WASHINGTON—U.S. President Donald Trump went on Twitter on Monday morning and asked the world to believe him instead of their lying eyes. There was, he insisted, no “chaos” in his White House.
Six hours later, he fired a guy he hired 10 days ago.
Anthony Scaramucci, the president’s new communications director, was unceremoniously dumped Monday afternoon in the wake of the New Yorker interview in which he ranted profanely about other senior members of Trump’s staff.
Scaramucci is the second senior Trump official to be ousted in the last four days. The first was Reince Priebus, against whom Scaramucci had waged a power struggle that had temporarily appeared successful.
Former press secretary Sean Spicer resigned the week prior upon learning that Scaramucci would be made his boss.

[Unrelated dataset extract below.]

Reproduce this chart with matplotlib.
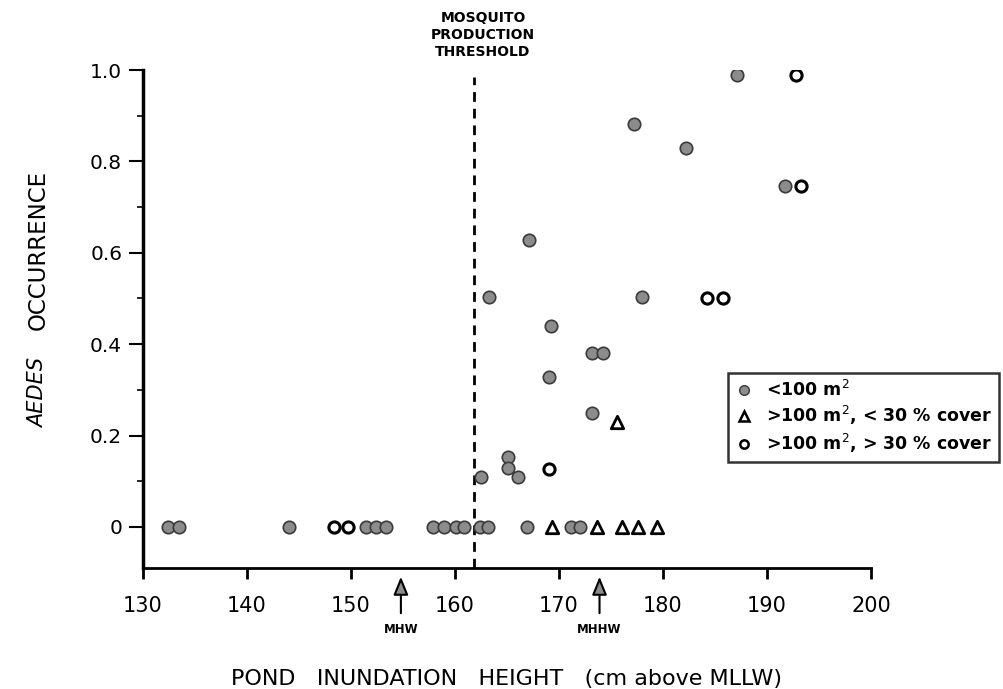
import matplotlib
matplotlib.use('Agg')
import matplotlib.pyplot as plt
from matplotlib.lines import Line2D

# pond inundation height (cm above MLLW) and Aedes occurrence
small_x = [132.4, 133.5, 144.0, 151.4, 152.4, 153.4, 157.9, 158.9, 160.1, 160.9,
           162.4, 163.2, 166.9, 171.2, 172.0,
           162.5, 165.1, 165.1, 166.1, 173.2, 169.0, 173.2, 174.2, 169.2,
           163.3, 178.0, 167.1, 191.7, 182.2, 177.2, 187.1]
small_y = [0, 0, 0, 0, 0, 0, 0, 0, 0, 0,
           0, 0, 0, 0, 0,
           0.11, 0.153, 0.129, 0.109, 0.249, 0.328, 0.38, 0.38, 0.44,
           0.503, 0.503, 0.628, 0.746, 0.83, 0.882, 0.99]

lowcov_x = [169.3, 173.7, 176.1, 177.6, 179.4, 175.6]
lowcov_y = [0, 0, 0, 0, 0, 0.23]

highcov_x = [148.4, 149.7, 169.0, 184.2, 185.8, 193.3, 192.8]
highcov_y = [0, 0, 0.127, 0.50, 0.50, 0.746, 0.99]

threshold = 161.8
mhw = 154.8
mhhw = 173.9

x_ticks = [130, 140, 150, 160, 170, 180, 190, 200]
y_ticks = [0, 0.2, 0.4, 0.6, 0.8, 1.0]
y_ticklabels = ['0', '0.2', '0.4', '0.6', '0.8', '1.0']

fig = plt.figure(figsize=(10.04, 6.89), dpi=100)
ax = fig.add_axes([0.1424, 0.1756, 0.7251, 0.7228])

ax.scatter(small_x, small_y, s=80, c='#8c8c8c', edgecolors='#3a3a3a', linewidths=1.2, zorder=3)
ax.scatter(lowcov_x, lowcov_y, s=80, marker='^', facecolors='white', edgecolors='black', linewidths=2, zorder=3)
ax.scatter(highcov_x, highcov_y, s=65, facecolors='white', edgecolors='black', linewidths=2.2, zorder=3)

# mosquito production threshold
ax.plot([threshold, threshold], [-0.09, 0.985], ls=(0, (3.5, 2.5)), color='black', lw=2)
ax.text(threshold + 0.9, 1.077, 'MOSQUITO\nPRODUCTION\nTHRESHOLD', ha='center', va='center',
        fontsize=10, fontweight='bold', fontstretch='normal', family='DejaVu Sans', linespacing=1.25)

ax.set_xlim(130, 200)
ax.set_ylim(-0.09, 1.0)
ax.spines['top'].set_visible(False)
ax.spines['right'].set_visible(False)
ax.spines['left'].set_linewidth(2.5)
ax.spines['bottom'].set_linewidth(2)

ax.set_xticks(x_ticks)
ax.set_xticklabels([str(t) for t in x_ticks], fontsize=15)
ax.set_yticks(y_ticks)
ax.set_yticklabels(y_ticklabels, fontsize=14.5)
ax.set_yticks([0.1, 0.3, 0.5, 0.7, 0.9], minor=True)
ax.tick_params(axis='x', direction='out', length=8, width=2, pad=12)
ax.tick_params(axis='y', which='major', direction='out', length=10, width=1.5, pad=5)
ax.tick_params(axis='y', which='minor', direction='out', length=4, width=1.2)

# tidal markers
for xv, lab in [(mhw, 'MHW'), (mhhw, 'MHHW')]:
    ax.annotate('', xy=(xv, -0.103), xytext=(xv, -0.195),
                arrowprops=dict(arrowstyle='-|>,head_length=1.1,head_width=0.45',
                                fc='#8c8c8c', ec='black', lw=1.5),
                annotation_clip=False)
    ax.text(xv, -0.225, lab, ha='center', va='center', fontsize=8.5, fontweight='bold',
            fontstretch='normal', family='DejaVu Sans', clip_on=False)

ax.set_xlabel('POND   INUNDATION   HEIGHT   (cm above MLLW)', fontsize=16, labelpad=38)
fig.text(0.038, 1 - 393 / 689, 'AEDES', rotation=90, ha='center', va='center', fontsize=15, style='italic')
fig.text(0.038, 1 - 250 / 689, 'OCCURRENCE', rotation=90, ha='center', va='center', fontsize=16.5)

handles = [
    Line2D([], [], ls='none', marker='o', ms=7, mfc='#8c8c8c', mec='#3a3a3a'),
    Line2D([], [], ls='none', marker='^', ms=7, mfc='white', mec='black', mew=1.8),
    Line2D([], [], ls='none', marker='o', ms=6, mfc='white', mec='black', mew=1.8),
]
labels = ['<100 m$^{2}$', '>100 m$^{2}$, < 30 % cover', '>100 m$^{2}$, > 30 % cover']
leg = fig.legend(handles, labels, loc='upper left', bbox_to_anchor=(728 / 1004, 1 - 373 / 689),
                 borderaxespad=0, prop={'size': 12.5, 'weight': 'bold', 'stretch': 'normal',
                                        'family': 'DejaVu Sans'},
                 frameon=True, fancybox=False,
                 edgecolor='black', handletextpad=0.8, borderpad=0.4, labelspacing=0.25,
                 handlelength=1.0)
leg.get_frame().set_linewidth(1.8)

fig.savefig('out.png', dpi=100)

Spicer was seen smiling in the West Wing on Monday afternoon.
Scaramucci’s termination can be seen as a first step in an effort by Trump’s new chief of staff John Kelly, a retired Marine Corps general, to impose order on a dysfunctional administration. But it is another black eye on a president who had pledged to bring “the best people” to government.Scaramucci is a well-dressed, fast-talking Wall Street financier who had no experience in government. Trump liked him, though, for his appearances on Fox News shows. Key Trump advisers including son-in-law Jared Kushner thought he would help them do better delivering their message amid an endless stream of controversy.
His hyperbolic but cheerful debut in the White House briefing room on July 21 was widely praised as smooth. But he quickly began railing angrily against “leakers”— at one point blaming these mystery wrongdoers for a story about a planned firing he had himself disclosed to the website Politico.
On Wednesday evening, he offered up a variety of profanities about Priebus and chief strategist Steve Bannon in an unsolicited phone call to the New Yorker magazine.
Trump, himself frequently criticized for comments seen as inappropriate, was said to be unfazed by the remarks to the New Yorker — and even angry at Priebus for declining to fight back. But coverage of Scaramucci was sharply negative in even Trump-friendly outlets like the website Breitbart, and Trump, according to an administration official quoted by Politico, went from “amused to annoyed.”